──────── INPUT FOR THIS TASK

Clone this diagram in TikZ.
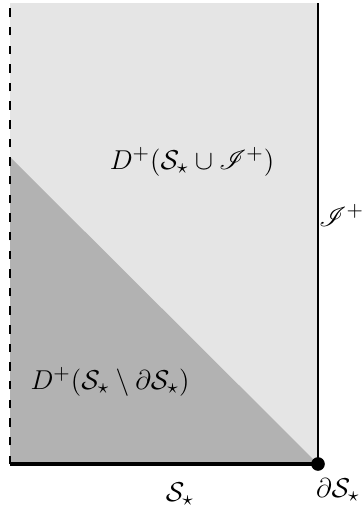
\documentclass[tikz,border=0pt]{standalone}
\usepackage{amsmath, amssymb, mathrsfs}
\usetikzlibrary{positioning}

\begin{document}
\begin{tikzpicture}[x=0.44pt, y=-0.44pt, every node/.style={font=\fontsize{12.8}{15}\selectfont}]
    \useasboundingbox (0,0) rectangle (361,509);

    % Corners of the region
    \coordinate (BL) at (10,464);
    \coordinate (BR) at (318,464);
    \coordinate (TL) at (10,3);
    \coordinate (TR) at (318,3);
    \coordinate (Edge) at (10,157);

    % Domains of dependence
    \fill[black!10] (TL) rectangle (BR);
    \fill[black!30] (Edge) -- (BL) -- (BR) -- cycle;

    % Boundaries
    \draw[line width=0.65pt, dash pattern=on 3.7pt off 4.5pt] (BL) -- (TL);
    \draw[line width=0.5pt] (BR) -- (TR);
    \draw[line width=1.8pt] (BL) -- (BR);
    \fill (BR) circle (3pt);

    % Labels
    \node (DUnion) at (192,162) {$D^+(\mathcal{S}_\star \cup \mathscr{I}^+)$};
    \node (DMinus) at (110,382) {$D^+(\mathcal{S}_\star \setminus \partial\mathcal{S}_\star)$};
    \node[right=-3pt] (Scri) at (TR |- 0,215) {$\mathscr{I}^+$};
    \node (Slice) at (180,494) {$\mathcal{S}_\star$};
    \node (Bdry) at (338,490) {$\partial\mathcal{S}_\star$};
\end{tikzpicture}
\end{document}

────────────────
──────── INPUT FOR THIS TASK

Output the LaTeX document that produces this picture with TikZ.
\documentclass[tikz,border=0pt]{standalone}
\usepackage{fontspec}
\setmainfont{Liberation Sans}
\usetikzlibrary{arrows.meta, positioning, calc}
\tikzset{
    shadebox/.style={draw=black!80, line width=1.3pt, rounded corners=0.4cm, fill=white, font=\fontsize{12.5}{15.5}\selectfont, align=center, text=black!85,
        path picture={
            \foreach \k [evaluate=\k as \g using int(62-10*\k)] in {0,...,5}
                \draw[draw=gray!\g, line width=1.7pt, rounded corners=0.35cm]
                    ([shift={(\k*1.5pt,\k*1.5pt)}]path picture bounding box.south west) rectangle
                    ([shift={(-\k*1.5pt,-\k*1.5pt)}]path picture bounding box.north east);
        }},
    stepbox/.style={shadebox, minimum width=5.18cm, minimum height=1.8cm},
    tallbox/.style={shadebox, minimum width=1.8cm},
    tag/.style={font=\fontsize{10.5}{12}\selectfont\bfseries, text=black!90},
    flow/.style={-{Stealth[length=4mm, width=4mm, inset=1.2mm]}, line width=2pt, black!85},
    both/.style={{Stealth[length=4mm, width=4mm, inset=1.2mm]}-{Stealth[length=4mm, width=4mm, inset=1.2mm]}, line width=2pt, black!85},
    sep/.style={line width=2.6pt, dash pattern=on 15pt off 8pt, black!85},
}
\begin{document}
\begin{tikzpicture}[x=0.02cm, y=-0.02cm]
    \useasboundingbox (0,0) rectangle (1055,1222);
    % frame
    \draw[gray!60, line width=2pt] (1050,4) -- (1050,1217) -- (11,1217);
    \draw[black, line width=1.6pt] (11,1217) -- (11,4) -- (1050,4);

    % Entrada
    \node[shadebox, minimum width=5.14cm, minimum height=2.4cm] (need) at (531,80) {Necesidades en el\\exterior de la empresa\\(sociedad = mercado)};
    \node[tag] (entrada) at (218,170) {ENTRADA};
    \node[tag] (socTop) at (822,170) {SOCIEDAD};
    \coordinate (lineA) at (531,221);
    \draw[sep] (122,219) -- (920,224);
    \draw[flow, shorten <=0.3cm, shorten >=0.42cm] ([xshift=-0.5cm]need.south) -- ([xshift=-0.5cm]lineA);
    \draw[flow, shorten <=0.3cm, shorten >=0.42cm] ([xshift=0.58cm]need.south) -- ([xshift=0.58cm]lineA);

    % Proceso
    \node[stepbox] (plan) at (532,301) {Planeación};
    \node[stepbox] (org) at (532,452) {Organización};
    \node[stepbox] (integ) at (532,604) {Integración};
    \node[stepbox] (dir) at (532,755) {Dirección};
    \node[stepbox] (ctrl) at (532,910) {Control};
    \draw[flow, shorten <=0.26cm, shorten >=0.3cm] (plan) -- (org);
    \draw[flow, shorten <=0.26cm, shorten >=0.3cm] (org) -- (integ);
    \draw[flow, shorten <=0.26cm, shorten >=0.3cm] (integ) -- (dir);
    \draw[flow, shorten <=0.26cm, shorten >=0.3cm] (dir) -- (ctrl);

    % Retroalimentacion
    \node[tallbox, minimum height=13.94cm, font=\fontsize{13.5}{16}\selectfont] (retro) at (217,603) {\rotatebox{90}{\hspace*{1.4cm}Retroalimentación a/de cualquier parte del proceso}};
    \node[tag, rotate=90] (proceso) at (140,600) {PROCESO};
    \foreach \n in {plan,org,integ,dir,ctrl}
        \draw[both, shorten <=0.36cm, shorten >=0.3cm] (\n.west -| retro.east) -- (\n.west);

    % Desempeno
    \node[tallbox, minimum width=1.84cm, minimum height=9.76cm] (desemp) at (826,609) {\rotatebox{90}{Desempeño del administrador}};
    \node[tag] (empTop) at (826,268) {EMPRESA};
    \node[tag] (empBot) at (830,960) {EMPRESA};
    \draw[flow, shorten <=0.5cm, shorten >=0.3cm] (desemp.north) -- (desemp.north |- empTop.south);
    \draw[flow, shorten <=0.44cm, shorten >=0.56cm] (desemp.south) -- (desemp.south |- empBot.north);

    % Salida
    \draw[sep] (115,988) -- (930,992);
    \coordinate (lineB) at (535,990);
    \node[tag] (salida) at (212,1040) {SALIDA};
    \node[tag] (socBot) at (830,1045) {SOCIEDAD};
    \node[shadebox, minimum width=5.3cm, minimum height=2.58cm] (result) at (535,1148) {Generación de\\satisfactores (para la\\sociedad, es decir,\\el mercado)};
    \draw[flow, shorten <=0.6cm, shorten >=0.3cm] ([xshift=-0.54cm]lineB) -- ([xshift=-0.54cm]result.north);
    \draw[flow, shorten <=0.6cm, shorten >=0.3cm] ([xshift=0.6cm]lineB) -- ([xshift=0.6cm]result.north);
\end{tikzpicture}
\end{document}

────────────────
──────── INPUT FOR THIS TASK

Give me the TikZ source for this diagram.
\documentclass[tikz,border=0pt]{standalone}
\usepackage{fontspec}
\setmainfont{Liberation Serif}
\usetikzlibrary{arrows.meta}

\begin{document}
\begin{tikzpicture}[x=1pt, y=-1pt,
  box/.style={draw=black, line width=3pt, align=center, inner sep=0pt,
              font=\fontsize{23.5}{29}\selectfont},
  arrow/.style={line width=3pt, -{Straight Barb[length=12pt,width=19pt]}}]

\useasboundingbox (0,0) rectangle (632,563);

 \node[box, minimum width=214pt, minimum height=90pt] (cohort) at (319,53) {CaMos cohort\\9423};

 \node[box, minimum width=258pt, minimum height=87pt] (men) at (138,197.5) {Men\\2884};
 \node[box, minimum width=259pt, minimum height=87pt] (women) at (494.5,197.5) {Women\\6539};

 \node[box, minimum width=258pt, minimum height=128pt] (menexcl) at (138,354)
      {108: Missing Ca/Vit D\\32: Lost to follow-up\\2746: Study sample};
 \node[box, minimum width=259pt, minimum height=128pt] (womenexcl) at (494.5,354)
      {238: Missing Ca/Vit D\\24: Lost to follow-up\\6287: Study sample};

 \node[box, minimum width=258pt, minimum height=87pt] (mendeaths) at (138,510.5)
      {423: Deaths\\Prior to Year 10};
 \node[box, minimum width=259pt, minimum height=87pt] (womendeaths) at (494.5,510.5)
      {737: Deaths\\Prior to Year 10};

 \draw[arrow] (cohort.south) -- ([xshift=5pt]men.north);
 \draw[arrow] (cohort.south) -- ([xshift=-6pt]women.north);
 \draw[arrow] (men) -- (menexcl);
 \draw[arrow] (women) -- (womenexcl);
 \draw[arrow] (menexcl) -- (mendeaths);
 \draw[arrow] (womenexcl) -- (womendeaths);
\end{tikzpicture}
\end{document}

────────────────

Reproduce the data above exactly, but only from the line containing "Clone this diagram in TikZ." through the line containing "(BR) circle (3pt);"; skip the pictures.

Clone this diagram in TikZ.
\documentclass[tikz,border=0pt]{standalone}
\usepackage{amsmath, amssymb, mathrsfs}
\usetikzlibrary{positioning}

\begin{document}
\begin{tikzpicture}[x=0.44pt, y=-0.44pt, every node/.style={font=\fontsize{12.8}{15}\selectfont}]
    \useasboundingbox (0,0) rectangle (361,509);

    % Corners of the region
    \coordinate (BL) at (10,464);
    \coordinate (BR) at (318,464);
    \coordinate (TL) at (10,3);
    \coordinate (TR) at (318,3);
    \coordinate (Edge) at (10,157);

    % Domains of dependence
    \fill[black!10] (TL) rectangle (BR);
    \fill[black!30] (Edge) -- (BL) -- (BR) -- cycle;

    % Boundaries
    \draw[line width=0.65pt, dash pattern=on 3.7pt off 4.5pt] (BL) -- (TL);
    \draw[line width=0.5pt] (BR) -- (TR);
    \draw[line width=1.8pt] (BL) -- (BR);
    \fill (BR) circle (3pt);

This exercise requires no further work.